▶ _EXERCISE TASK_:
Without the pictures, set down every line of the data exactly.

▶ _INFORMATION PROVIDED_:
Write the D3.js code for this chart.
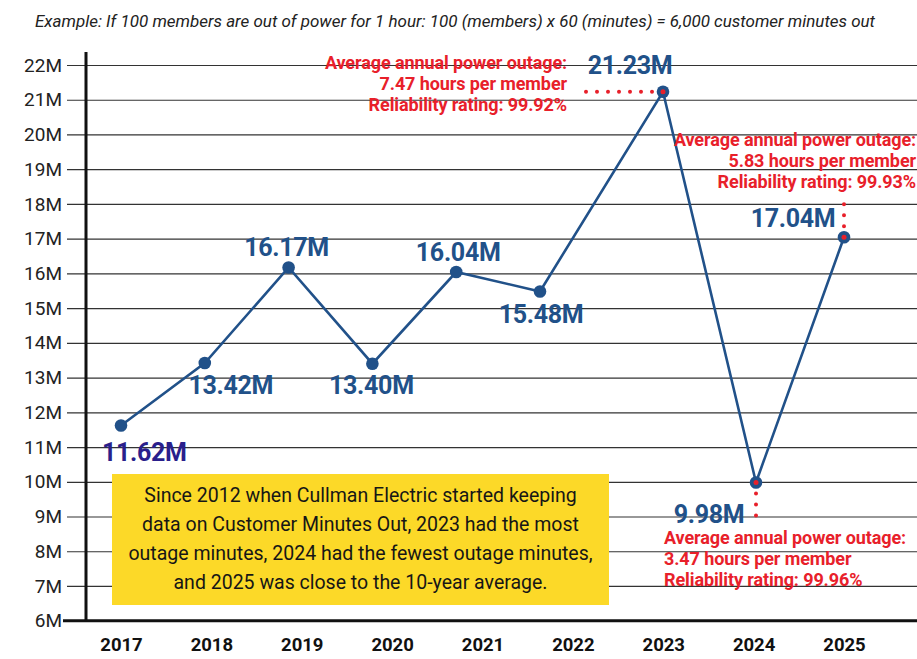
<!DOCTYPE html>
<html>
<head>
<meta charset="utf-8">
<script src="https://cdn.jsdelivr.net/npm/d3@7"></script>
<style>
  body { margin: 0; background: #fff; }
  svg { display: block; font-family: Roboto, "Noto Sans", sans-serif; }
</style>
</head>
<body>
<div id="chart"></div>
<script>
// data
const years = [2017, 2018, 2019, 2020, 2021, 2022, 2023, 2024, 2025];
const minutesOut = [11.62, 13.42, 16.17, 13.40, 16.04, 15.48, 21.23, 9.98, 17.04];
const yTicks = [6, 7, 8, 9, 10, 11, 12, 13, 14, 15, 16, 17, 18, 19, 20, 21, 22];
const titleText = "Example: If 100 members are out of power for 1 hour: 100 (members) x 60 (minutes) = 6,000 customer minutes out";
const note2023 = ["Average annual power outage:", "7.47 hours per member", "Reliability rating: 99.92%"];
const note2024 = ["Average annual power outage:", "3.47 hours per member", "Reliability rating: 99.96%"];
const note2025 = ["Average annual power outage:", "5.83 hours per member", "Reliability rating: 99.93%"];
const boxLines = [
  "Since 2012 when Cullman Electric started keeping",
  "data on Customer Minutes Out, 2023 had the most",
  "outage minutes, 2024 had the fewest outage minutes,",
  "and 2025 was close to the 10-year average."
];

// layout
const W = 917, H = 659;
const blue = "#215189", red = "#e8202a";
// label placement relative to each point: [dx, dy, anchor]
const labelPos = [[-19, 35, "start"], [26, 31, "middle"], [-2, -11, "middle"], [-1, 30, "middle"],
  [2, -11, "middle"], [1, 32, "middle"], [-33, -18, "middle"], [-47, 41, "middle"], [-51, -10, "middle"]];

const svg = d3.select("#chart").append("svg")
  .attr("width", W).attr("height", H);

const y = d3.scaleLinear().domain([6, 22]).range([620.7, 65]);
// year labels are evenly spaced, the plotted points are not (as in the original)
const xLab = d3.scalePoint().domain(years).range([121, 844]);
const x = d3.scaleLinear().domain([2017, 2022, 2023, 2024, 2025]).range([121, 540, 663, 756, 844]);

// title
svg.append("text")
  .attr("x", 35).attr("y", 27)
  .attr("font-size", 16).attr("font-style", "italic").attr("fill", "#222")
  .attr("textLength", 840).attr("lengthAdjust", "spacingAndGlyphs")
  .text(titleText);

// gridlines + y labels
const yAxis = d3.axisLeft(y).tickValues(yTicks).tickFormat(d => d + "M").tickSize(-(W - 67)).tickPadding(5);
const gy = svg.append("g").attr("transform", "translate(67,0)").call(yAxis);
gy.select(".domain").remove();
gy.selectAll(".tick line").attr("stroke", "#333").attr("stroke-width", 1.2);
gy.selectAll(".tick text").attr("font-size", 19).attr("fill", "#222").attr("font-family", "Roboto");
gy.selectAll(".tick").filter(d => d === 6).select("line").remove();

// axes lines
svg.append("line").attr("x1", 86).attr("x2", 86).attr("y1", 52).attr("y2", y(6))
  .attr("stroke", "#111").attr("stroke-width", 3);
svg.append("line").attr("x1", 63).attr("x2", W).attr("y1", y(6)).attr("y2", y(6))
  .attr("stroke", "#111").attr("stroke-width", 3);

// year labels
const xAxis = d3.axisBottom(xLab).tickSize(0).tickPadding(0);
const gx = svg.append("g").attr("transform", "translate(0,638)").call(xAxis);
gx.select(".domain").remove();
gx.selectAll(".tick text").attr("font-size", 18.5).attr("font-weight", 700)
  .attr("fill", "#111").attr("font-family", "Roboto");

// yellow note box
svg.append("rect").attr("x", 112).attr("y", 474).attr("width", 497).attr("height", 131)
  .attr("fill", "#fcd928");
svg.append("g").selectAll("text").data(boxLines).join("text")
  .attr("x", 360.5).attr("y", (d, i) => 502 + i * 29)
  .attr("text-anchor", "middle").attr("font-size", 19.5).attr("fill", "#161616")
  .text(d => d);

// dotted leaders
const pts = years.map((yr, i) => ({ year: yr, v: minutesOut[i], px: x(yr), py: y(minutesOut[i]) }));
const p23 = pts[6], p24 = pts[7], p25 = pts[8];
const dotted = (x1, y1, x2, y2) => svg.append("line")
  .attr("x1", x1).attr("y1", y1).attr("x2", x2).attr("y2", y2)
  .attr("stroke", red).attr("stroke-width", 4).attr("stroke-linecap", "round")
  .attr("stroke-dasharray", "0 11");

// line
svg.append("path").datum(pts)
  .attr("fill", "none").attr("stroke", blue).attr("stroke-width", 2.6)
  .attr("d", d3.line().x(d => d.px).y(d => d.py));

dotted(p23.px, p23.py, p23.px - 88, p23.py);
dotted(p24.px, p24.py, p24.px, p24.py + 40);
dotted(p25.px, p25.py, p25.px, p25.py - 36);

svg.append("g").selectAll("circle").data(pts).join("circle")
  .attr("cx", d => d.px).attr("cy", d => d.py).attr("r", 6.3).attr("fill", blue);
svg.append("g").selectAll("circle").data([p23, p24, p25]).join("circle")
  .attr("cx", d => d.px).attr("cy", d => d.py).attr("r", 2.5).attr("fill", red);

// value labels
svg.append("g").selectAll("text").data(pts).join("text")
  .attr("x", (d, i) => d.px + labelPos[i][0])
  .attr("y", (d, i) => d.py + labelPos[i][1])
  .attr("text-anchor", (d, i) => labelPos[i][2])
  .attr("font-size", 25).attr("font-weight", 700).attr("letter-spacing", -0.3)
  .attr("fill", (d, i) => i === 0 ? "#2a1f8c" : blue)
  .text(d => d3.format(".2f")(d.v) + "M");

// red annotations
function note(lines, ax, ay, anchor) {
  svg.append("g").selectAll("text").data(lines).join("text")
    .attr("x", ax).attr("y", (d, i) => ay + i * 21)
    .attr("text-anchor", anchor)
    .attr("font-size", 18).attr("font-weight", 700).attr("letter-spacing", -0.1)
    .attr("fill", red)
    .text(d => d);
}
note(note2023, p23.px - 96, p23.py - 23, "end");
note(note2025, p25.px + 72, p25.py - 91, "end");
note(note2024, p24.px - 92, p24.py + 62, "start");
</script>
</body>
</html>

▶ _TASK SOLUTION_:
Write the D3.js code for this chart.
<!DOCTYPE html>
<html>
<head>
<meta charset="utf-8">
<script src="https://cdn.jsdelivr.net/npm/d3@7"></script>
<style>
  body { margin: 0; background: #fff; }
  svg { display: block; font-family: Roboto, "Noto Sans", sans-serif; }
</style>
</head>
<body>
<div id="chart"></div>
<script>
// data
const years = [2017, 2018, 2019, 2020, 2021, 2022, 2023, 2024, 2025];
const minutesOut = [11.62, 13.42, 16.17, 13.40, 16.04, 15.48, 21.23, 9.98, 17.04];
const yTicks = [6, 7, 8, 9, 10, 11, 12, 13, 14, 15, 16, 17, 18, 19, 20, 21, 22];
const titleText = "Example: If 100 members are out of power for 1 hour: 100 (members) x 60 (minutes) = 6,000 customer minutes out";
const note2023 = ["Average annual power outage:", "7.47 hours per member", "Reliability rating: 99.92%"];
const note2024 = ["Average annual power outage:", "3.47 hours per member", "Reliability rating: 99.96%"];
const note2025 = ["Average annual power outage:", "5.83 hours per member", "Reliability rating: 99.93%"];
const boxLines = [
  "Since 2012 when Cullman Electric started keeping",
  "data on Customer Minutes Out, 2023 had the most",
  "outage minutes, 2024 had the fewest outage minutes,",
  "and 2025 was close to the 10-year average."
];

// layout
const W = 917, H = 659;
const blue = "#215189", red = "#e8202a";
// label placement relative to each point: [dx, dy, anchor]
const labelPos = [[-19, 35, "start"], [26, 31, "middle"], [-2, -11, "middle"], [-1, 30, "middle"],
  [2, -11, "middle"], [1, 32, "middle"], [-33, -18, "middle"], [-47, 41, "middle"], [-51, -10, "middle"]];

const svg = d3.select("#chart").append("svg")
  .attr("width", W).attr("height", H);

const y = d3.scaleLinear().domain([6, 22]).range([620.7, 65]);
// year labels are evenly spaced, the plotted points are not (as in the original)
const xLab = d3.scalePoint().domain(years).range([121, 844]);
const x = d3.scaleLinear().domain([2017, 2022, 2023, 2024, 2025]).range([121, 540, 663, 756, 844]);

// title
svg.append("text")
  .attr("x", 35).attr("y", 27)
  .attr("font-size", 16).attr("font-style", "italic").attr("fill", "#222")
  .attr("textLength", 840).attr("lengthAdjust", "spacingAndGlyphs")
  .text(titleText);

// gridlines + y labels
const yAxis = d3.axisLeft(y).tickValues(yTicks).tickFormat(d => d + "M").tickSize(-(W - 67)).tickPadding(5);
const gy = svg.append("g").attr("transform", "translate(67,0)").call(yAxis);
gy.select(".domain").remove();
gy.selectAll(".tick line").attr("stroke", "#333").attr("stroke-width", 1.2);
gy.selectAll(".tick text").attr("font-size", 19).attr("fill", "#222").attr("font-family", "Roboto");
gy.selectAll(".tick").filter(d => d === 6).select("line").remove();

// axes lines
svg.append("line").attr("x1", 86).attr("x2", 86).attr("y1", 52).attr("y2", y(6))
  .attr("stroke", "#111").attr("stroke-width", 3);
svg.append("line").attr("x1", 63).attr("x2", W).attr("y1", y(6)).attr("y2", y(6))
  .attr("stroke", "#111").attr("stroke-width", 3);

// year labels
const xAxis = d3.axisBottom(xLab).tickSize(0).tickPadding(0);
const gx = svg.append("g").attr("transform", "translate(0,638)").call(xAxis);
gx.select(".domain").remove();
gx.selectAll(".tick text").attr("font-size", 18.5).attr("font-weight", 700)
  .attr("fill", "#111").attr("font-family", "Roboto");

// yellow note box
svg.append("rect").attr("x", 112).attr("y", 474).attr("width", 497).attr("height", 131)
  .attr("fill", "#fcd928");
svg.append("g").selectAll("text").data(boxLines).join("text")
  .attr("x", 360.5).attr("y", (d, i) => 502 + i * 29)
  .attr("text-anchor", "middle").attr("font-size", 19.5).attr("fill", "#161616")
  .text(d => d);

// dotted leaders
const pts = years.map((yr, i) => ({ year: yr, v: minutesOut[i], px: x(yr), py: y(minutesOut[i]) }));
const p23 = pts[6], p24 = pts[7], p25 = pts[8];
const dotted = (x1, y1, x2, y2) => svg.append("line")
  .attr("x1", x1).attr("y1", y1).attr("x2", x2).attr("y2", y2)
  .attr("stroke", red).attr("stroke-width", 4).attr("stroke-linecap", "round")
  .attr("stroke-dasharray", "0 11");

// line
svg.append("path").datum(pts)
  .attr("fill", "none").attr("stroke", blue).attr("stroke-width", 2.6)
  .attr("d", d3.line().x(d => d.px).y(d => d.py));

dotted(p23.px, p23.py, p23.px - 88, p23.py);
dotted(p24.px, p24.py, p24.px, p24.py + 40);
dotted(p25.px, p25.py, p25.px, p25.py - 36);

svg.append("g").selectAll("circle").data(pts).join("circle")
  .attr("cx", d => d.px).attr("cy", d => d.py).attr("r", 6.3).attr("fill", blue);
svg.append("g").selectAll("circle").data([p23, p24, p25]).join("circle")
  .attr("cx", d => d.px).attr("cy", d => d.py).attr("r", 2.5).attr("fill", red);

// value labels
svg.append("g").selectAll("text").data(pts).join("text")
  .attr("x", (d, i) => d.px + labelPos[i][0])
  .attr("y", (d, i) => d.py + labelPos[i][1])
  .attr("text-anchor", (d, i) => labelPos[i][2])
  .attr("font-size", 25).attr("font-weight", 700).attr("letter-spacing", -0.3)
  .attr("fill", (d, i) => i === 0 ? "#2a1f8c" : blue)
  .text(d => d3.format(".2f")(d.v) + "M");

// red annotations
function note(lines, ax, ay, anchor) {
  svg.append("g").selectAll("text").data(lines).join("text")
    .attr("x", ax).attr("y", (d, i) => ay + i * 21)
    .attr("text-anchor", anchor)
    .attr("font-size", 18).attr("font-weight", 700).attr("letter-spacing", -0.1)
    .attr("fill", red)
    .text(d => d);
}
note(note2023, p23.px - 96, p23.py - 23, "end");
note(note2025, p25.px + 72, p25.py - 91, "end");
note(note2024, p24.px - 92, p24.py + 62, "start");
</script>
</body>
</html>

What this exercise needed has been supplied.